= Karl Samuel Grünhut =

Hungarian-born Jewish Austrian jurist

Karl Samuel Grünhut (August 3, 1844 – October 1, 1929) was Jewish Austrian jurist.

== Life ==
Grünhut was born on August 3, 1844, in Svätý Jur (Szentgyörgy/Yergen), Pozsony County, Hungary, the son of wine merchant Philipp Grünhut.

Grünhut attended the Akademisches Gymnasium in Vienna. He then went to the University of Vienna Law School, graduating from there with a Juris Doctor in 1868. In 1869, he became a private lecturer on commercial and civil law. He became a member of the judiciary examination committee in 1870, serving as its president from 1904 to 1919. In 1872, he became an associate professor at the University of Vienna. From 1874 to 1915, he was a full professor at the university's newly created chair for commercial and bill of exchange law. He served as dean of the faculty of law twice, which raised a sharp protest from anti-Semites. He edited the quarterly Zeitschrift für das Privat- und Oeffentliche Recht der Gegenwart from 1873 to 1916, and wrote several works over the years.

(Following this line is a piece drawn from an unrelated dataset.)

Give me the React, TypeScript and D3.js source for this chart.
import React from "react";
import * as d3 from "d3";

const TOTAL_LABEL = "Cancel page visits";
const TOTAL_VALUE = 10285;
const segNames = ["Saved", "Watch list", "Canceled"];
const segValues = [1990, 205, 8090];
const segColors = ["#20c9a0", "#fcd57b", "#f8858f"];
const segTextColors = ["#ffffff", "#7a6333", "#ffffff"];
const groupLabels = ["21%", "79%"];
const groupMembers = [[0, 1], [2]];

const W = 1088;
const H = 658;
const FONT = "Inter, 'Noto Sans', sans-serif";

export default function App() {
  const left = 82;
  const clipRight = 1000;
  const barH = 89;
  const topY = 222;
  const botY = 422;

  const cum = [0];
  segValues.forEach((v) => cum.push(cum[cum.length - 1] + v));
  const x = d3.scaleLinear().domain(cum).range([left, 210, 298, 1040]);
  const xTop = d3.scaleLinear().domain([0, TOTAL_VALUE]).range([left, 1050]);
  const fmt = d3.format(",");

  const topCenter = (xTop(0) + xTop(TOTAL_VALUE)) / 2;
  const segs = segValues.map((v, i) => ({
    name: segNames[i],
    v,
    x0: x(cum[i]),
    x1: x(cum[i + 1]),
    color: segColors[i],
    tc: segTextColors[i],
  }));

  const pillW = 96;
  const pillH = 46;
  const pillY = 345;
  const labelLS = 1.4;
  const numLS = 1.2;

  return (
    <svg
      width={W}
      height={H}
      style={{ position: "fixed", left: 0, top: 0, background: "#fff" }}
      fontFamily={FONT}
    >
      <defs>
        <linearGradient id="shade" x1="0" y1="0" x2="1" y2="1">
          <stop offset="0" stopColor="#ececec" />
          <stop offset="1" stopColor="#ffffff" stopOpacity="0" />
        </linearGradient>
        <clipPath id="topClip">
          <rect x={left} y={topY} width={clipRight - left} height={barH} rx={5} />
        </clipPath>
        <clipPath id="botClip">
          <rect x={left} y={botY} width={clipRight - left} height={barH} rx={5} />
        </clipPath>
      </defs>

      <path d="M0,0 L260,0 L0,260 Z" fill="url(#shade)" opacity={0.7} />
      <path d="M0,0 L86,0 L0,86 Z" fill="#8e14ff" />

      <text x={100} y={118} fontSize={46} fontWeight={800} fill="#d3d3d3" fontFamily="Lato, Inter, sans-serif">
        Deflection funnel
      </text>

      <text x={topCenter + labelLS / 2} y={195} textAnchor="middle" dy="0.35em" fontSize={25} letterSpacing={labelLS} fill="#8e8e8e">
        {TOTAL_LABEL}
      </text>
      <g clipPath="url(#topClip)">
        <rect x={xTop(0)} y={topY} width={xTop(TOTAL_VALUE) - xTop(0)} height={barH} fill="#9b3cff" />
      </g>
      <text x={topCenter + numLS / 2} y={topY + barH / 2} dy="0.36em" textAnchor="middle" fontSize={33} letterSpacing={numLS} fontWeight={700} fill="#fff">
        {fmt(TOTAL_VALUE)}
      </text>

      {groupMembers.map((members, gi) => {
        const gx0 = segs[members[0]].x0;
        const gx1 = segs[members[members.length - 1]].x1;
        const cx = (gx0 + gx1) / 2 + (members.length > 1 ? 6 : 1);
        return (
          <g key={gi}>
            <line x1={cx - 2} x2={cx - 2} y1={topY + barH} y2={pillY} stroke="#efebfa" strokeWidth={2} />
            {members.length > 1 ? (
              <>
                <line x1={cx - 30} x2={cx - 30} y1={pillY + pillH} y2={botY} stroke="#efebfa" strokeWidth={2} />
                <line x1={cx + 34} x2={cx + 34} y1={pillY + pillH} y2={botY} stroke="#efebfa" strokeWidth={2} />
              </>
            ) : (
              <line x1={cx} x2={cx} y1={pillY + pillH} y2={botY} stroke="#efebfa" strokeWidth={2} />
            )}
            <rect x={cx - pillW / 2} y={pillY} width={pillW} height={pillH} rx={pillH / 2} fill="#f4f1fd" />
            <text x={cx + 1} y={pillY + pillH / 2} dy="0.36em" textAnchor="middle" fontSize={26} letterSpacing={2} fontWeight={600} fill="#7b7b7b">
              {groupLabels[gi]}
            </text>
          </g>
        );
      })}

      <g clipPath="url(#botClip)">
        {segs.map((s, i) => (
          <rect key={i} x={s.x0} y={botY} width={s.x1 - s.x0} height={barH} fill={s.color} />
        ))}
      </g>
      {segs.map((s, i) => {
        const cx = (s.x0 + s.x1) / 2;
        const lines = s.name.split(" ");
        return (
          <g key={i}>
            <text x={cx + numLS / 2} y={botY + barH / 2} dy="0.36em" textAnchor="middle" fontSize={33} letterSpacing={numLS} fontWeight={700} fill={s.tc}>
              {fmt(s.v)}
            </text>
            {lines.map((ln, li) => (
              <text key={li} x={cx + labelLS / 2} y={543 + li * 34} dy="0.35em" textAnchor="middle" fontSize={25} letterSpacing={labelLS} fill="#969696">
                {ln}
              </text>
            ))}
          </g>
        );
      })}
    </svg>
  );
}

Grünhut had the title "Kaiserlicher Hofrath." In 1897, he became a life-member of the House of Lords. In 1902, he was decorated Commander with Star of the Order of Franz Joseph. In 1909, he received the Commander's Cross of the Order of Leopold.

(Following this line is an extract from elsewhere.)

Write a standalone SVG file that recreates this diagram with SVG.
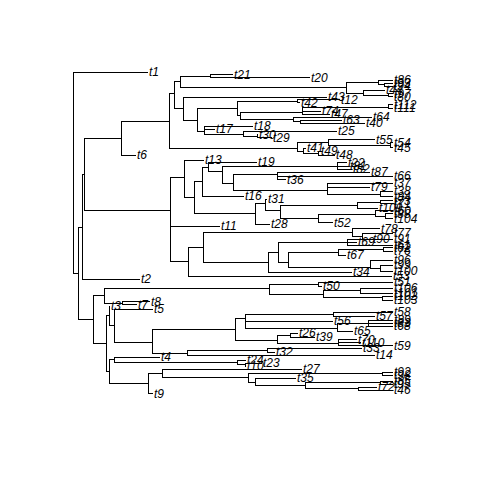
<svg xmlns="http://www.w3.org/2000/svg" width="480" height="480" viewBox="0 0 480 480">
<style>
.br{fill:none;stroke:#000;stroke-width:1;shape-rendering:crispEdges}
.lb{font-family:"Liberation Sans",Arial,sans-serif;font-style:italic;font-size:12px;fill:#000}
</style>
<rect width="480" height="480" fill="#fff"/>
<g id="connectors" class="br">
<path d="M73 72V273M73 72H148M73 273H78M78 227V319M78 227H82M82 174V279M82 174H84M82 279H140M84 138V210M84 138H121M84 210H170"/>
<path d="M121 121V155M121 155H136M121 121H169M169 93V148M169 93H174M174 81V108M174 81H180M180 76V87M180 76H210M210 74.5V77.5M210 74.5H233M210 77.5H310M180 87H346M346 82V93M346 82H378M378 80V84.5M378 80H393M378 84.5H384M384 83V86M384 83H393M384 86H393M346 93H363M363 90V95M363 90H385M363 95H388M388 93.5V96.5M388 93.5H393M388 96.5H393"/>
<path d="M174 108H183M183 97V120M183 97H327M183 120H197M197 108V131M197 108H237M237 101V115M237 101H297M297 99.5V102.5M297 99.5H340M297 102.5H300M237 115H240M240 112V119M240 112H302M302 107V114M302 107H388M388 104.5V108M388 104.5H393M388 108H393M302 111H321M302 114H330M240 119H293M293 117V121.5M293 117H372M293 121.5H300M300 120V123M300 120H342M300 123H365"/>
<path d="M197 131H204M204 126V134M204 126H253M204 129H215M204 134H243M243 131V136M243 131H337M243 136H257M257 134.5V137.5M257 134.5H258M257 137.5H272"/>
<path d="M169 148H297M297 142V151M297 142H328M328 139.5V145M328 139.5H375M328 145H390M390 142.5V147.5M390 142.5H393M390 147.5H393M297 151H303M303 148V153M303 148H306M303 153H318M318 151V155M318 151H320M318 155H335"/>
<path d="M170 177V261M170 177H184M184 160V197M184 160H204M184 197H194M194 181V213M194 181H202M202 167V196M202 196H244M202 167H208M208 162V171M208 162H257M208 171H222M222 166V183M222 166H337M337 162.5V169M337 162.5H347M337 166H349M337 169H352M222 183H233M233 174V190M233 174H277M277 172V179.5M277 172H370M277 176H393M277 179.5H286M233 190H327M327 183V194M327 183H393M327 187H370M327 194H380M380 191V196.5M380 191H393M380 196.5H393"/>
<path d="M194 213H255M255 203V224M255 203H265M265 199V210M265 199H267M265 210H280M280 205V218M280 205H357M357 202V208M357 202H380M380 200.5V203.5M380 200.5H393M380 203.5H393M357 208H378M280 218H318M318 214V222.5M318 214H375M375 210.5V216M375 210.5H393M375 216H385M385 213.5V218.5M385 213.5H393M385 218.5H393M318 222.5H333M255 224H270M170 226H220"/>
<path d="M170 261H188M188 247V276M188 276H392M188 247H203M203 232V262M203 232H352M352 228.5V236M352 228.5H380M352 236H362M362 233V239M362 233H393M362 239H393M203 262H268M268 252V272M268 272H352M268 252H278M278 242V262M278 242H347M347 239V245M347 239H372M347 242H357M347 245H393M278 262H288M288 252.5V267M288 252.5H338M338 249V255M338 249H383M383 247.5V251M383 247.5H393M383 251H393M338 255H346M288 267H370M370 260V268M370 260H393M370 268H380M380 265V271M380 265H393M380 271H393"/>
<path d="M78 319H93M93 295.5V343M93 295.5H104M104 288V303M104 288H269M269 284V294M269 284H318M318 282V286M318 282H393M318 286H322M269 294H323M323 290.5V297.5M323 290.5H360M360 288V293M360 288H393M360 293H393M323 297.5H382M382 296V300M382 296H393M382 300H393M104 303H122M122 301.5V304.5M122 301.5H150M122 304.5H137"/>
<path d="M93 343H106M106 315.5V371.5M106 315.5H109M109 306V325M109 306H110M109 325H114M114 309V342M114 309H153M114 342H152M152 329V353M152 329H235M235 318V340M235 318H245M245 314V328M245 314H333M333 312V316M333 312H393M333 316H375M245 321H333M245 328H337M337 323V331M337 323H368M368 320V326M368 320H393M368 323H393M368 326H393M337 331H353M235 340H277M277 335V343M277 335H290M290 333V337M290 333H298M290 337H315M277 343H338M338 339.5V345.5M338 339.5H357M338 342.5H361M338 345.5H393M152 353H187M187 350V355M187 350H267M267 348V352M267 348H362M267 352H275M187 355H375"/>
<path d="M106 371.5H109M109 359.5V383.5M109 359.5H114M114 357V362M114 357H160M114 362H237M237 360V364.5M237 360H246M237 364.5H245M245 363V366M245 363H262M245 366H246M109 383.5H148M148 373.5V393.5M148 393.5H153M148 373.5H162M162 369V377.5M162 369H302M162 377.5H248M248 373.5V382M248 373.5H382M382 372V375M382 372H393M382 375H393M248 382H255M255 378V385.5M255 378H296M255 385.5H305M305 382.5V388.5M305 382.5H380M380 381V384M380 381H393M380 384H393M305 388.5H358M358 387V390M358 387H377M358 390H393"/>
</g>
<g class="lb">
<g id="tip-t1"><text x="149" y="76">t1</text></g>
<g id="tip-t21"><text x="234" y="78.5">t21</text></g>
<g id="tip-t20"><text x="311" y="81.5">t20</text></g>
<g id="tip-t86"><text x="394" y="84">t86</text></g>
<g id="tip-t93"><text x="394" y="87">t93</text></g>
<g id="tip-t94"><text x="394" y="90">t94</text></g>
<g id="tip-t44"><text x="386" y="94">t44</text></g>
<g id="tip-t97"><text x="394" y="97.5">t97</text></g>
<g id="tip-t80"><text x="394" y="100.5">t80</text></g>
<g id="tip-t43"><text x="328" y="101">t43</text></g>
<g id="tip-t12"><text x="341" y="103.5">t12</text></g>
<g id="tip-t42"><text x="301" y="106.5">t42</text></g>
<g id="tip-t112"><text x="394" y="108.5">t112</text></g>
<g id="tip-t111"><text x="394" y="112">t111</text></g>
<g id="tip-t74"><text x="322" y="115">t74</text></g>
<g id="tip-t47"><text x="331" y="118">t47</text></g>
<g id="tip-t64"><text x="373" y="121">t64</text></g>
<g id="tip-t63"><text x="343" y="124">t63</text></g>
<g id="tip-t40"><text x="366" y="127">t40</text></g>
<g id="tip-t18"><text x="254" y="130">t18</text></g>
<g id="tip-t17"><text x="216" y="133">t17</text></g>
<g id="tip-t25"><text x="338" y="135">t25</text></g>
<g id="tip-t30"><text x="259" y="138.5">t30</text></g>
<g id="tip-t29"><text x="273" y="141.5">t29</text></g>
<g id="tip-t55"><text x="376" y="143.5">t55</text></g>
<g id="tip-t54"><text x="394" y="146.5">t54</text></g>
<g id="tip-t45"><text x="394" y="151.5">t45</text></g>
<g id="tip-t41"><text x="307" y="152">t41</text></g>
<g id="tip-t49"><text x="321" y="155">t49</text></g>
<g id="tip-t48"><text x="336" y="159">t48</text></g>
<g id="tip-t6"><text x="137" y="159">t6</text></g>
<g id="tip-t13"><text x="205" y="164">t13</text></g>
<g id="tip-t19"><text x="258" y="166">t19</text></g>
<g id="tip-t22"><text x="348" y="166.5">t22</text></g>
<g id="tip-t81"><text x="350" y="170">t81</text></g>
<g id="tip-t82"><text x="353" y="173">t82</text></g>
<g id="tip-t87"><text x="371" y="176">t87</text></g>
<g id="tip-t66"><text x="394" y="180">t66</text></g>
<g id="tip-t36"><text x="287" y="183.5">t36</text></g>
<g id="tip-t37"><text x="394" y="187">t37</text></g>
<g id="tip-t79"><text x="371" y="191">t79</text></g>
<g id="tip-t38"><text x="394" y="195">t38</text></g>
<g id="tip-t84"><text x="394" y="200.5">t84</text></g>
<g id="tip-t16"><text x="245" y="200">t16</text></g>
<g id="tip-t31"><text x="268" y="203">t31</text></g>
<g id="tip-t73"><text x="394" y="204.5">t73</text></g>
<g id="tip-t71"><text x="394" y="207.5">t71</text></g>
<g id="tip-t109"><text x="379" y="212">t109</text></g>
<g id="tip-t60"><text x="394" y="214.5">t60</text></g>
<g id="tip-t88"><text x="394" y="217.5">t88</text></g>
<g id="tip-t104"><text x="394" y="222.5">t104</text></g>
<g id="tip-t52"><text x="334" y="226.5">t52</text></g>
<g id="tip-t28"><text x="271" y="228">t28</text></g>
<g id="tip-t11"><text x="221" y="230">t11</text></g>
<g id="tip-t78"><text x="381" y="232.5">t78</text></g>
<g id="tip-t77"><text x="394" y="237">t77</text></g>
<g id="tip-t91"><text x="394" y="243">t91</text></g>
<g id="tip-t90"><text x="373" y="243">t90</text></g>
<g id="tip-t69"><text x="358" y="246">t69</text></g>
<g id="tip-t61"><text x="394" y="249">t61</text></g>
<g id="tip-t62"><text x="394" y="251.5">t62</text></g>
<g id="tip-t76"><text x="394" y="255">t76</text></g>
<g id="tip-t67"><text x="347" y="259">t67</text></g>
<g id="tip-t96"><text x="394" y="264">t96</text></g>
<g id="tip-t99"><text x="394" y="269">t99</text></g>
<g id="tip-t100"><text x="394" y="275">t100</text></g>
<g id="tip-t34"><text x="353" y="276">t34</text></g>
<g id="tip-t53"><text x="393" y="280">t53</text></g>
<g id="tip-t2"><text x="141" y="283">t2</text></g>
<g id="tip-t51"><text x="394" y="286">t51</text></g>
<g id="tip-t50"><text x="323" y="290">t50</text></g>
<g id="tip-t106"><text x="394" y="292">t106</text></g>
<g id="tip-t101"><text x="394" y="297">t101</text></g>
<g id="tip-t102"><text x="394" y="300">t102</text></g>
<g id="tip-t103"><text x="394" y="304">t103</text></g>
<g id="tip-t8"><text x="151" y="305.5">t8</text></g>
<g id="tip-t7"><text x="138" y="308.5">t7</text></g>
<g id="tip-t3"><text x="111" y="310">t3</text></g>
<g id="tip-t5"><text x="154" y="313">t5</text></g>
<g id="tip-t58"><text x="394" y="316">t58</text></g>
<g id="tip-t57"><text x="376" y="320">t57</text></g>
<g id="tip-t56"><text x="334" y="325">t56</text></g>
<g id="tip-t89"><text x="394" y="324">t89</text></g>
<g id="tip-t83"><text x="394" y="327">t83</text></g>
<g id="tip-t68"><text x="394" y="330">t68</text></g>
<g id="tip-t65"><text x="354" y="335">t65</text></g>
<g id="tip-t26"><text x="299" y="337">t26</text></g>
<g id="tip-t39"><text x="316" y="341">t39</text></g>
<g id="tip-t70"><text x="358" y="343.5">t70</text></g>
<g id="tip-t110"><text x="362" y="346.5">t110</text></g>
<g id="tip-t59"><text x="394" y="349.5">t59</text></g>
<g id="tip-t33"><text x="363" y="352">t33</text></g>
<g id="tip-t32"><text x="276" y="356">t32</text></g>
<g id="tip-t14"><text x="376" y="359">t14</text></g>
<g id="tip-t4"><text x="161" y="361">t4</text></g>
<g id="tip-t24"><text x="247" y="364">t24</text></g>
<g id="tip-t23"><text x="263" y="367">t23</text></g>
<g id="tip-t10"><text x="247" y="370">t10</text></g>
<g id="tip-t27"><text x="303" y="373">t27</text></g>
<g id="tip-t92"><text x="394" y="376">t92</text></g>
<g id="tip-t98"><text x="394" y="379">t98</text></g>
<g id="tip-t35"><text x="297" y="382">t35</text></g>
<g id="tip-t85"><text x="394" y="385">t85</text></g>
<g id="tip-t95"><text x="394" y="388">t95</text></g>
<g id="tip-t72"><text x="378" y="391">t72</text></g>
<g id="tip-t46"><text x="394" y="394">t46</text></g>
<g id="tip-t9"><text x="154" y="397.5">t9</text></g>
</g>
</svg>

In 1870, Grünhut married Julia Meisels, who died in 1910. They had three daughters, of which one died in 1911, one died in 1942 in the Theresienstadt Ghetto, and one was killed in 1942 in the Łódź Ghetto. His son-in-law was Rudolf Sieghart. While Grünhut died Jewish, his children were baptized.

Grünhut died in Vienna on October 1, 1929.